◆ TASK PROMPT: Reproduce the listing below word for word, with no pictures.

◆ GIVEN INFORMATION:
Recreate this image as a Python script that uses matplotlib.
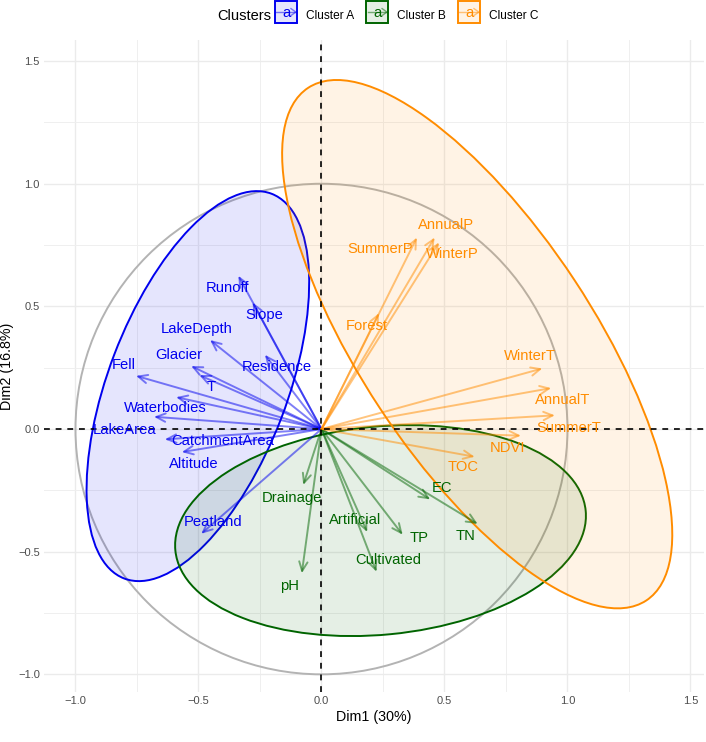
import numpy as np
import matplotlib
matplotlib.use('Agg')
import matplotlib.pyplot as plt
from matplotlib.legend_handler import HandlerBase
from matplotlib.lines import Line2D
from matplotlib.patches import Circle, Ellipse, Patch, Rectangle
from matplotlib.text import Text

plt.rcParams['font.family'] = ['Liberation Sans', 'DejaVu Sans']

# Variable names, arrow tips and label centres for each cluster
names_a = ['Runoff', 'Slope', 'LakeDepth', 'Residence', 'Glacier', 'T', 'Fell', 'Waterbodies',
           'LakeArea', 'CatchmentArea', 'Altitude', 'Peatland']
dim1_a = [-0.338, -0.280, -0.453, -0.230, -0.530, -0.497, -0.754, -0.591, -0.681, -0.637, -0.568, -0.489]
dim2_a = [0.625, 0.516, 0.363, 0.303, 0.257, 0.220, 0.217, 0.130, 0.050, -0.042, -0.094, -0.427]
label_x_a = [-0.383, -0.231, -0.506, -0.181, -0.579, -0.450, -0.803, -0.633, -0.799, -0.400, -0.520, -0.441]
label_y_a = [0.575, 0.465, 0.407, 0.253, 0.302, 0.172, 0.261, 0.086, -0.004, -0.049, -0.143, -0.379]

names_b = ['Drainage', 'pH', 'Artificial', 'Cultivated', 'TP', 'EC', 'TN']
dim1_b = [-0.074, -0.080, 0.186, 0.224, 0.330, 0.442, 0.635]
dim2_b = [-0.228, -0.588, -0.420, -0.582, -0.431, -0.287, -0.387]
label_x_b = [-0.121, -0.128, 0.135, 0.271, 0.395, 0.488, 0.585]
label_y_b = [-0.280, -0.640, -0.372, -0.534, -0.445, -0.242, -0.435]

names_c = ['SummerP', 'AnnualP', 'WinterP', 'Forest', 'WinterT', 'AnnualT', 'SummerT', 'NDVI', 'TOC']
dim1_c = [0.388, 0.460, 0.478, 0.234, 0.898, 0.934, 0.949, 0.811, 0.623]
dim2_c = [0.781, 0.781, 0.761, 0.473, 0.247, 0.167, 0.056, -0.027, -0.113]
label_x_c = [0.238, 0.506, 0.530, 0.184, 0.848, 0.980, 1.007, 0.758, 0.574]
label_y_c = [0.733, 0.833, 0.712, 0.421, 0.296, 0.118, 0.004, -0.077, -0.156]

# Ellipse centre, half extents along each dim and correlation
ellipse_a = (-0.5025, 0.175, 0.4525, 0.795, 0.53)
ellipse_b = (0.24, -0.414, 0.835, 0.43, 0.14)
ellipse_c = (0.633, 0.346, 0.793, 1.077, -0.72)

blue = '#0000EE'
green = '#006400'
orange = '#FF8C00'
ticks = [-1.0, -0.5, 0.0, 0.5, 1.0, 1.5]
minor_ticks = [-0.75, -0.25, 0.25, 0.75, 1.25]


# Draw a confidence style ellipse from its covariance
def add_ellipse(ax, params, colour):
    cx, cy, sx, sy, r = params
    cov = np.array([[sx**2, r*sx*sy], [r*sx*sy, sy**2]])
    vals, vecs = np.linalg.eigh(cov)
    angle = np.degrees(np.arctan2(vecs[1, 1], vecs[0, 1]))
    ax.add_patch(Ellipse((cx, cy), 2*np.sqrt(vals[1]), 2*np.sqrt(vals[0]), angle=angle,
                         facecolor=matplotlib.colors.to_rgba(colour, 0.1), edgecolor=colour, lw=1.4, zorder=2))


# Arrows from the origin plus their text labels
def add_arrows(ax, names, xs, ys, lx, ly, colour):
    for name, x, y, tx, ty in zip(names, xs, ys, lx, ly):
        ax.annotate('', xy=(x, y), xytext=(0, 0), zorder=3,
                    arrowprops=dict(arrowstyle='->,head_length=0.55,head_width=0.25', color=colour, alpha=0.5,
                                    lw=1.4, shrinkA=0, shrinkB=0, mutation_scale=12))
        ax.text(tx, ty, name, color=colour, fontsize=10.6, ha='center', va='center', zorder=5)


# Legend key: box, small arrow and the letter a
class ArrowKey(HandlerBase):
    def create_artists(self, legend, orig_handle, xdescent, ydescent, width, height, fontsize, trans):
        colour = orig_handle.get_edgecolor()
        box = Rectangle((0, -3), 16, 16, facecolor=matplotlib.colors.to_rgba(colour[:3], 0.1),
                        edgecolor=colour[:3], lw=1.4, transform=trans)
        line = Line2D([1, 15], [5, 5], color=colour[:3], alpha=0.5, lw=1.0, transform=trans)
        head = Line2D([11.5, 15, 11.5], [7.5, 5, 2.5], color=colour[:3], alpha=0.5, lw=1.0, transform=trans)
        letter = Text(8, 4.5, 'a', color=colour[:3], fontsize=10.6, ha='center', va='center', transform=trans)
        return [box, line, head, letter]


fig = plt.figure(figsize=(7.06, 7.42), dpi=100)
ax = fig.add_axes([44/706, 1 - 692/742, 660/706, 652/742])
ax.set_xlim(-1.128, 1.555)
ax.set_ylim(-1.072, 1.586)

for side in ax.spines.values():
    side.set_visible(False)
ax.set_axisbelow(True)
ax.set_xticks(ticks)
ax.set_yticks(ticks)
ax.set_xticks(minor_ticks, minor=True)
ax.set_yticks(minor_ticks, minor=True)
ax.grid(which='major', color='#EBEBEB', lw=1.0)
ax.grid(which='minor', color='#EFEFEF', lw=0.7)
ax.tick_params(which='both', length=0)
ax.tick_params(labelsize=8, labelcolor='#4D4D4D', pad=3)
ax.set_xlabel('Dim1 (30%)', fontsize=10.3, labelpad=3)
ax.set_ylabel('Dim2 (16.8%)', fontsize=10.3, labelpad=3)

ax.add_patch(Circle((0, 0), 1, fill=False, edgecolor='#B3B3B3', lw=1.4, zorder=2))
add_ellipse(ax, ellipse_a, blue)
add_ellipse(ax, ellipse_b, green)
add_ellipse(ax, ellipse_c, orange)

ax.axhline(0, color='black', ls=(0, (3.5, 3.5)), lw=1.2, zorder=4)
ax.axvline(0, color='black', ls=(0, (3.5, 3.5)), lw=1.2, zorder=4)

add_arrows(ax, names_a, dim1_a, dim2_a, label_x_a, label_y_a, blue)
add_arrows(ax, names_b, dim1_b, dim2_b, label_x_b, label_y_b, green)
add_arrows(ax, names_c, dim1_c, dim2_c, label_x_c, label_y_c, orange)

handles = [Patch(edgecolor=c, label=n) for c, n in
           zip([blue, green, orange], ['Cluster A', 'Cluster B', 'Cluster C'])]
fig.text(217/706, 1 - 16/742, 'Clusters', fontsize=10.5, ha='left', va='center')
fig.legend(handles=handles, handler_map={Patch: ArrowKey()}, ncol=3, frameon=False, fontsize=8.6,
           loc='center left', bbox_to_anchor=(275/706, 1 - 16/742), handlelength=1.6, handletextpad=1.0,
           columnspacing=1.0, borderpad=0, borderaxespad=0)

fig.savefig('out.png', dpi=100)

◆ SOLUTION TO THE PROBLEM:
Recreate this image as a Python script that uses matplotlib.
import numpy as np
import matplotlib
matplotlib.use('Agg')
import matplotlib.pyplot as plt
from matplotlib.legend_handler import HandlerBase
from matplotlib.lines import Line2D
from matplotlib.patches import Circle, Ellipse, Patch, Rectangle
from matplotlib.text import Text

plt.rcParams['font.family'] = ['Liberation Sans', 'DejaVu Sans']

# Variable names, arrow tips and label centres for each cluster
names_a = ['Runoff', 'Slope', 'LakeDepth', 'Residence', 'Glacier', 'T', 'Fell', 'Waterbodies',
           'LakeArea', 'CatchmentArea', 'Altitude', 'Peatland']
dim1_a = [-0.338, -0.280, -0.453, -0.230, -0.530, -0.497, -0.754, -0.591, -0.681, -0.637, -0.568, -0.489]
dim2_a = [0.625, 0.516, 0.363, 0.303, 0.257, 0.220, 0.217, 0.130, 0.050, -0.042, -0.094, -0.427]
label_x_a = [-0.383, -0.231, -0.506, -0.181, -0.579, -0.450, -0.803, -0.633, -0.799, -0.400, -0.520, -0.441]
label_y_a = [0.575, 0.465, 0.407, 0.253, 0.302, 0.172, 0.261, 0.086, -0.004, -0.049, -0.143, -0.379]

names_b = ['Drainage', 'pH', 'Artificial', 'Cultivated', 'TP', 'EC', 'TN']
dim1_b = [-0.074, -0.080, 0.186, 0.224, 0.330, 0.442, 0.635]
dim2_b = [-0.228, -0.588, -0.420, -0.582, -0.431, -0.287, -0.387]
label_x_b = [-0.121, -0.128, 0.135, 0.271, 0.395, 0.488, 0.585]
label_y_b = [-0.280, -0.640, -0.372, -0.534, -0.445, -0.242, -0.435]

names_c = ['SummerP', 'AnnualP', 'WinterP', 'Forest', 'WinterT', 'AnnualT', 'SummerT', 'NDVI', 'TOC']
dim1_c = [0.388, 0.460, 0.478, 0.234, 0.898, 0.934, 0.949, 0.811, 0.623]
dim2_c = [0.781, 0.781, 0.761, 0.473, 0.247, 0.167, 0.056, -0.027, -0.113]
label_x_c = [0.238, 0.506, 0.530, 0.184, 0.848, 0.980, 1.007, 0.758, 0.574]
label_y_c = [0.733, 0.833, 0.712, 0.421, 0.296, 0.118, 0.004, -0.077, -0.156]

# Ellipse centre, half extents along each dim and correlation
ellipse_a = (-0.5025, 0.175, 0.4525, 0.795, 0.53)
ellipse_b = (0.24, -0.414, 0.835, 0.43, 0.14)
ellipse_c = (0.633, 0.346, 0.793, 1.077, -0.72)

blue = '#0000EE'
green = '#006400'
orange = '#FF8C00'
ticks = [-1.0, -0.5, 0.0, 0.5, 1.0, 1.5]
minor_ticks = [-0.75, -0.25, 0.25, 0.75, 1.25]


# Draw a confidence style ellipse from its covariance
def add_ellipse(ax, params, colour):
    cx, cy, sx, sy, r = params
    cov = np.array([[sx**2, r*sx*sy], [r*sx*sy, sy**2]])
    vals, vecs = np.linalg.eigh(cov)
    angle = np.degrees(np.arctan2(vecs[1, 1], vecs[0, 1]))
    ax.add_patch(Ellipse((cx, cy), 2*np.sqrt(vals[1]), 2*np.sqrt(vals[0]), angle=angle,
                         facecolor=matplotlib.colors.to_rgba(colour, 0.1), edgecolor=colour, lw=1.4, zorder=2))


# Arrows from the origin plus their text labels
def add_arrows(ax, names, xs, ys, lx, ly, colour):
    for name, x, y, tx, ty in zip(names, xs, ys, lx, ly):
        ax.annotate('', xy=(x, y), xytext=(0, 0), zorder=3,
                    arrowprops=dict(arrowstyle='->,head_length=0.55,head_width=0.25', color=colour, alpha=0.5,
                                    lw=1.4, shrinkA=0, shrinkB=0, mutation_scale=12))
        ax.text(tx, ty, name, color=colour, fontsize=10.6, ha='center', va='center', zorder=5)


# Legend key: box, small arrow and the letter a
class ArrowKey(HandlerBase):
    def create_artists(self, legend, orig_handle, xdescent, ydescent, width, height, fontsize, trans):
        colour = orig_handle.get_edgecolor()
        box = Rectangle((0, -3), 16, 16, facecolor=matplotlib.colors.to_rgba(colour[:3], 0.1),
                        edgecolor=colour[:3], lw=1.4, transform=trans)
        line = Line2D([1, 15], [5, 5], color=colour[:3], alpha=0.5, lw=1.0, transform=trans)
        head = Line2D([11.5, 15, 11.5], [7.5, 5, 2.5], color=colour[:3], alpha=0.5, lw=1.0, transform=trans)
        letter = Text(8, 4.5, 'a', color=colour[:3], fontsize=10.6, ha='center', va='center', transform=trans)
        return [box, line, head, letter]


fig = plt.figure(figsize=(7.06, 7.42), dpi=100)
ax = fig.add_axes([44/706, 1 - 692/742, 660/706, 652/742])
ax.set_xlim(-1.128, 1.555)
ax.set_ylim(-1.072, 1.586)

for side in ax.spines.values():
    side.set_visible(False)
ax.set_axisbelow(True)
ax.set_xticks(ticks)
ax.set_yticks(ticks)
ax.set_xticks(minor_ticks, minor=True)
ax.set_yticks(minor_ticks, minor=True)
ax.grid(which='major', color='#EBEBEB', lw=1.0)
ax.grid(which='minor', color='#EFEFEF', lw=0.7)
ax.tick_params(which='both', length=0)
ax.tick_params(labelsize=8, labelcolor='#4D4D4D', pad=3)
ax.set_xlabel('Dim1 (30%)', fontsize=10.3, labelpad=3)
ax.set_ylabel('Dim2 (16.8%)', fontsize=10.3, labelpad=3)

ax.add_patch(Circle((0, 0), 1, fill=False, edgecolor='#B3B3B3', lw=1.4, zorder=2))
add_ellipse(ax, ellipse_a, blue)
add_ellipse(ax, ellipse_b, green)
add_ellipse(ax, ellipse_c, orange)

ax.axhline(0, color='black', ls=(0, (3.5, 3.5)), lw=1.2, zorder=4)
ax.axvline(0, color='black', ls=(0, (3.5, 3.5)), lw=1.2, zorder=4)

add_arrows(ax, names_a, dim1_a, dim2_a, label_x_a, label_y_a, blue)
add_arrows(ax, names_b, dim1_b, dim2_b, label_x_b, label_y_b, green)
add_arrows(ax, names_c, dim1_c, dim2_c, label_x_c, label_y_c, orange)

handles = [Patch(edgecolor=c, label=n) for c, n in
           zip([blue, green, orange], ['Cluster A', 'Cluster B', 'Cluster C'])]
fig.text(217/706, 1 - 16/742, 'Clusters', fontsize=10.5, ha='left', va='center')
fig.legend(handles=handles, handler_map={Patch: ArrowKey()}, ncol=3, frameon=False, fontsize=8.6,
           loc='center left', bbox_to_anchor=(275/706, 1 - 16/742), handlelength=1.6, handletextpad=1.0,
           columnspacing=1.0, borderpad=0, borderaxespad=0)

fig.savefig('out.png', dpi=100)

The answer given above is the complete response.